The Bible’s heroic rogue’s gallery. We can and should raise questions about figures and trajectories in American history. As an epic story that addresses a divine encounter that shapes human history, the Bible can offer insight here as well. The Bible is uniquely honest about the ways we all sin and hurt each other, and the individual, familial, national, generational consequences of falling short of God’s glory, justice, and love. At the same time, the Bible insists that God is acting in human history for God’s own purposes, that God uses flawed individuals and corrupt empires, that God redeems sin and suffering, that God offers second chances—and gives new names.

The people whose stories are recorded in the Bible are sinners like us—even the heroes, the people who played significant roles in God’s plan. The biblical writers are careful to record, in embarrassing and often ironic detail, just how flawed they are. Moses, the great lawgiver, was a murderer. Aaron the first priest made a false god. David, the writer of poetry that has comforted billions of people, abused state power to cover up his adultery and his murder of his loyal rival. Solomon, the epitome of wisdom, distracted himself from his responsibilities with a harem of wives and concubines.

Jesus himself counted among his friends slave owners, thieves, bigots, swindlers, drunkards, prostitutes, cowards, traitors, nationalist rebels, and imperial collaborators. Peter, his foremost disciple, denied him. Paul was an accessory to murder and mob violence. All of these, and many others—outcast, ordinary, and even the occasional elite—found new life and new identities as his followers.

What we honor. These biblical characters are the people whose story we are invited to join. These are people God loved and redeemed. They are no different in kind from people in any historical period. They are no different from us either—except in accomplishment. Do their failures mean that they have nothing to teach us, nothing for which they are to be remembered, perhaps even honored? At what point would we let the consequences of our own sins obscure our love for our families, taint our public service, cancel the fruits of our creativity?

When the self-righteous political elite of the day wanted to eradicate the life an adulteress, Jesus intervened and said, “Whichever one of you has committed no sin may throw the first stone” (John 8:7). None did. Why is it that we still itch to throw? All hearts are mixed. Moral failure is part of the human condition. Forgiveness and redemption are qualities of the Divine, who alone has sufficient knowledge and love to judge well. And until the final judgment, Jesus not only offers us ongoing opportunities for repentance, new beginnings, and restored relationships, he teaches that we are to extend forgiveness, repeatedly. It is a condition of our own forgiveness (Matthew 6:12, 18:21–22).

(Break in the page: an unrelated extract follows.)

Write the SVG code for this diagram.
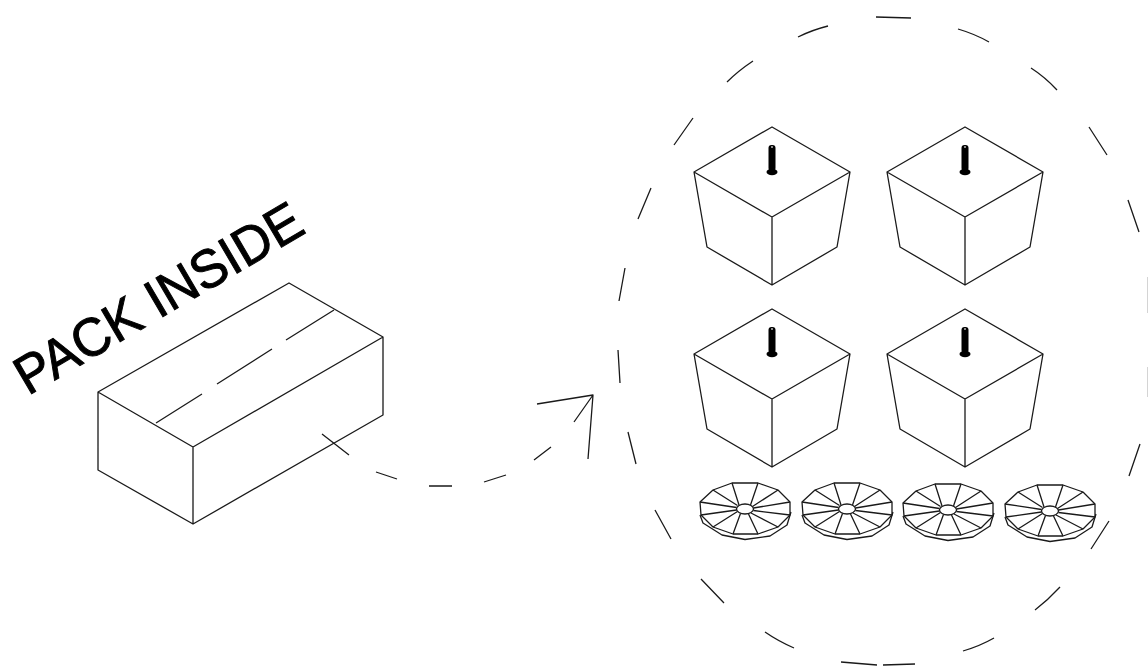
<svg xmlns="http://www.w3.org/2000/svg" xmlns:xlink="http://www.w3.org/1999/xlink" width="1148" height="666" viewBox="0 0 1148 666">
<style>
.l{fill:none;stroke:#1a1a1a;stroke-width:1.3;stroke-linejoin:round;stroke-linecap:butt}
.f{fill:none;stroke:#d4d4d4;stroke-width:1}
.t{font-family:"Liberation Sans",Arial,sans-serif;font-size:54px;fill:#000;stroke:#000;stroke-width:1}
</style>
<defs>
<g id="leg">
<path class="l" d="M0 -45L78 0L0 45L-78 0ZM0 45V113M-78 0L-65 75L0 113L65 75L78 0"/>
<rect x="-3.500" y="-27" width="7" height="26" rx="3" fill="#000"/>
<ellipse cx="0" cy="0" rx="5.500" ry="3.200" fill="#000"/>
<rect x="-1" y="-26" width="2" height="2" fill="#888"/>
</g>
<g id="disc">
<path class="l" d="M-13 -26L13 -26L33 -19L45 -7L45 6L33 18L13 25L-12 25L-32 18L-44 6L-45 -7L-32 -19Z"/>
<path class="l" d="M-45 6L-42 14L-23 26L0 30.500L25 27L42 16L46 3"/>
<ellipse class="l" cx="0" cy="0" rx="8.500" ry="5"/>
<path class="l" d="M-13 -26L-6 -4M13 -26L5.500 -4M33 -19L7.500 -2.500M45 -7L8.500 -1M45 6L8.500 1.500M33 18L6 4M13 25L3.500 5M-12 25L-4.500 4.500M-32 18L-7.500 2.500M-44 6L-8.500 1M-45 -7L-8.500 -1.500M-32 -19L-7.500 -3.500"/>
</g>
</defs>
<rect width="1148" height="666" fill="#fff"/>
<text class="t" transform="translate(28,396) rotate(-30.400)" textLength="324" lengthAdjust="spacingAndGlyphs">PACK INSIDE</text>
<g id="box">
<path class="l" d="M98 392L289 283L383 337L193 447ZM98 392V470L193 524V447M193 524L383 415V337"/>
<path class="l" d="M156 423L202 394M217 384L272 349M286 340L334 310"/>
</g>
<g id="leg1"><use href="#leg" x="772" y="172"/></g>
<g id="leg2"><use href="#leg" x="965" y="172"/></g>
<g id="leg3"><use href="#leg" x="772" y="354"/></g>
<g id="leg4"><use href="#leg" x="965" y="354"/></g>
<g id="disc1"><use href="#disc" x="745" y="509"/></g>
<g id="disc2"><use href="#disc" x="847" y="509"/></g>
<g id="disc3"><use href="#disc" x="948" y="510"/></g>
<g id="disc4"><use href="#disc" x="1050" y="511"/></g>
<g id="connectors">
<path class="l" d="M322 434L349 455M376 472L397 479M429 486H452M484 482L506 475M534 460L551 447M574 422L593 395M537 404L593 395L588 459"/>
</g>
<g id="circle">
<path class="l" d="M798 37Q812 30 828 26M727 82Q738 71 753 61M674 145L693 118M638 219L651 188M619 301L625 268M618 350L620 383M628 432L636 464M655 510L671 539M701 579L724 603M765 632Q778 641 794 648M841 662L877 665M883 665L915 664M963 651Q980 646 994 638M1035 610Q1048 600 1060 587M1091 549L1109 521M1129 476L1140 444M876 17L911 18M958 29Q975 34 989 42M1031 68Q1045 77 1057 90M1089 127L1107 155M1128 200L1139 232"/>
<path class="f" d="M1147.500 277V313M1147.500 367V397"/>
</g>
</svg>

When thinking of biblical heroes and historic predecessors, we can and should honor their faith and their feats. We can and should learn from their failures and foibles. We have the capacity to distinguish between such things, and we can ask God for the wisdom to do so. We can also learn to recognize the stories of which historical figures are a part—which also ground and shape our own stories and identities.

American Bible Society and the Faith and Liberty Discovery Center affirm the biblical principles of forgiveness and discernment. No person, nor even the social institutions and cultures people create, is beyond redemption. Our history is a reality that should not be erased, but rather faced without fear. We do not need to repeat past patterns. We can accept and engage with history in honesty, integrity, humbleness of mind—and gratitude. We have much to learn from history’s bright vistas, its dark valleys, and every place in between, as we cultivate the courage and character in our own time to be agents of justice who are animated by love.

The Rev. Alan R. Crippen II and Peter L. Edman edited the Faith and Liberty Bible (American Bible Society, 2021), from which this essay is reprinted by permission. Rev. Crippen currently serves as a member of the FLDC Scholar Advisory Council. Mr. Edman is director of content for American Bible Society.